The third act of the film has Moses and Addie attempting to scam a bootlegger (John Hillerman), who happens to be the brother of the local law enforcement (also Hillerman). In a scam that seems to have been duplicated in the film I watched yesterday (Hell or High Water), the scam is to steal some of the man’s whiskey and sell it back to him before heading out of town.

Paper Moon reminded me a great deal of The Sting, as I mentioned above. My only problem with The Sting is that it’s nothing more than a con game. It’s beautifully constructed and perfectly filmed, but it’s really just a big con. Paper Moon is in many ways the same thing with much less at stake. There’s no big score to make here, but two people scamming a few dollars here and there to keep going further down the road to the next town to do the same thing. However, this is a movie that cares about the characters a lot more and genuinely cares about the relationship between them.

While Ryan O’Neal is the real star of the film, it’s Tatum O’Neal who steals it and was rewarded with a Supporting Actress Oscar, becoming the youngest winner in Oscar history. It’s also a case where one wonders about the appropriateness of the award, since she is in almost the entire movie, which would seem to indicate Best Actress except for political reasons. She’s quite good in the role, although there’s a great deal of evidence to suggest that her award-winning performance and natural appearance on camera was almost entirely manufactured by director Peter Bogdanovich.

But it’s the screenplay we’re most concerned with here, and it’s a good one, although fairly predictable. We know where this is going to go, at least in terms of the relationship between Moses and Addie within the first 15 minutes. It can’t really go anywhere else. Because that’ the case, getting there needs to be made worth watching, and Paper Moon is clever enough and has interesting enough characters that it is worth watching. But it’s also very episodic, feeling like three distinct, connected stories—Moze and Addie sell Bibles, Addie gets rid of a rival, Moze and Addie scam a bootlegger. Only the building relationship carries through the film, and while it’s good, it might not be quite enough to really make the whole thing gel.

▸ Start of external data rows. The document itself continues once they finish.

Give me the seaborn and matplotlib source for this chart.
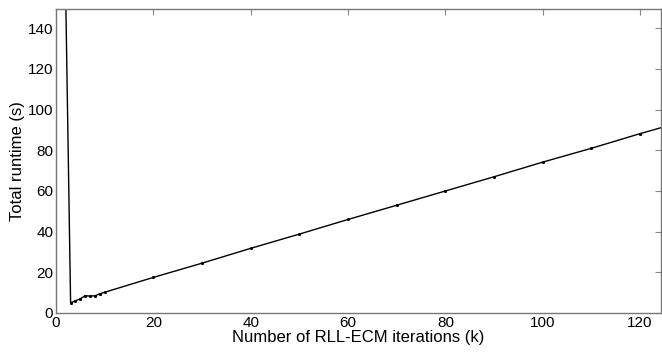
import numpy as np
import pandas as pd
import matplotlib
matplotlib.use("Agg")
import matplotlib.pyplot as plt
import seaborn as sns

# --- data ---
iteracoes = [2, 3, 4, 5, 6, 7, 8, 9, 10, 20, 30, 40, 50, 60, 70, 80, 90, 100, 110, 120, 125]
tempo_total = [155, 5.0, 6.0, 7.0, 8.5, 8.3, 8.5, 9.4, 10.2, 17.5, 24.5, 31.8, 38.8, 46.0,
               53.0, 60.0, 67.0, 74.2, 81.0, 88.2, 91.6]

df = pd.DataFrame({"k": iteracoes, "tempo": tempo_total})

sns.set_style("white")
plt.rcParams["font.family"] = ["Liberation Sans", "DejaVu Sans"]
plt.rcParams["text.color"] = "black"
plt.rcParams["axes.labelcolor"] = "black"
plt.rcParams["xtick.labelcolor"] = "black"
plt.rcParams["ytick.labelcolor"] = "black"

fig = plt.figure(figsize=(6.62, 3.54), dpi=100)
ax = fig.add_axes([56 / 662, 1 - 313 / 354, (661 - 56) / 662, (313 - 9) / 354])

sns.lineplot(data=df, x="k", y="tempo", ax=ax, color="black", linewidth=1.0,
             marker=".", markersize=3, markeredgecolor="black")

ax.set_xlim(0, 124.3)
ax.set_ylim(0, 149.5)
ax.set_xticks(np.arange(0, 121, 20))
ax.set_yticks(np.arange(0, 141, 20))
ax.tick_params(direction="in", top=True, right=True, length=4, width=0.8,
               color="#888888", labelcolor="black", labelsize=11, pad=2)
for s in ax.spines.values():
    s.set_color("#777777")
    s.set_linewidth(1.0)

ax.set_xlabel("Number of RLL-ECM iterations (k)", fontsize=12, labelpad=0, color="black")
ax.set_ylabel("Total runtime (s)", fontsize=12, labelpad=2, color="black")

fig.savefig("out.png", dpi=100)
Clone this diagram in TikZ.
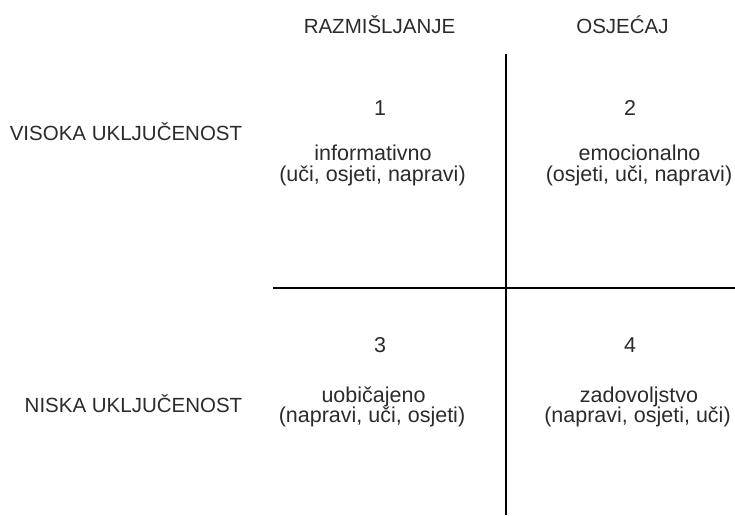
\documentclass[tikz,border=0pt]{standalone}
\usepackage{fontspec}
\setmainfont{Liberation Sans}
\definecolor{ink}{HTML}{2B2B2B}
\tikzset{
  lbl/.style={text=ink, font=\fontsize{20.5}{24}\selectfont, inner sep=0pt, anchor=base},
  cell/.style={text=ink, font=\fontsize{21.5}{25}\selectfont, inner sep=0pt, anchor=base},
  axis/.style={line width=2.2pt, black}
}
\begin{document}
\begin{tikzpicture}[x=1pt,y=-1pt]
\useasboundingbox (0,0) rectangle (735,515);
% column and row headings
\node[lbl] (think) at (379.5,33) {RAZMIŠLJANJE};
\node[lbl] (feel) at (622.5,33) {OSJEĆAJ};
\node[lbl] (high) at (126,140) {VISOKA UKLJUČENOST};
\node[lbl] (low) at (133.5,412) {NISKA UKLJUČENOST};
% quadrant axes
\coordinate (vtop) at (506,54);
\coordinate (vbot) at (506,515);
\coordinate (hleft) at (273,288);
\coordinate (hright) at (735,288);
\draw[axis] (vtop) -- (vbot);
\draw[axis] (hleft) -- (hright);
% quadrant 1
\node[cell] (n1) at (380,115) {1};
\node[cell] (q1a) at (373,160) {informativno};
\node[cell] (q1b) at (372.5,181) {(uči, osjeti, napravi)};
% quadrant 2
\node[cell] (n2) at (630,115) {2};
\node[cell] (q2a) at (639.5,160) {emocionalno};
\node[cell] (q2b) at (639,181) {(osjeti, uči, napravi)};
% quadrant 3
\node[cell] (n3) at (380,352) {3};
\node[cell] (q3a) at (373.5,402) {uobičajeno};
\node[cell] (q3b) at (372,422) {(napravi, uči, osjeti)};
% quadrant 4
\node[cell] (n4) at (630,352) {4};
\node[cell] (q4a) at (639,402) {zadovoljstvo};
\node[cell] (q4b) at (637.5,422) {(napravi, osjeti, uči)};
\end{tikzpicture}
\end{document}
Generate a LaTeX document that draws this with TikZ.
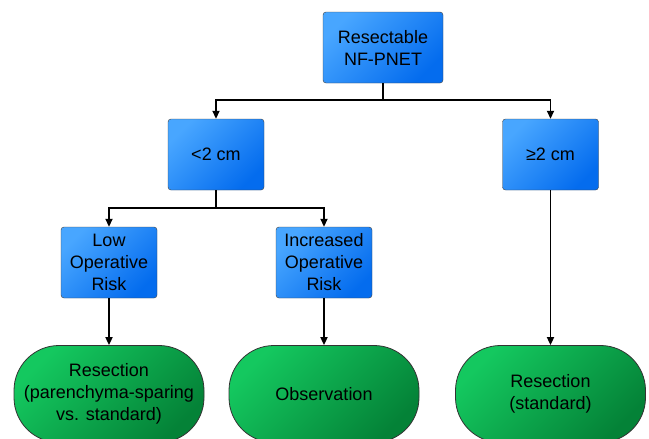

Is it great? I don’t think so. I think it’s very good, though, and the decision to film in black-and-white (which apparently came from Orson Welles) adds to the feel of the film and a sense of the time. There’s a lot to recommend Paper Moon, most of it the interplay of the characters.

Why to watch Paper Moon: It’s a more family-friendly version of The Sting.
Why not to watch: It’s too episodic.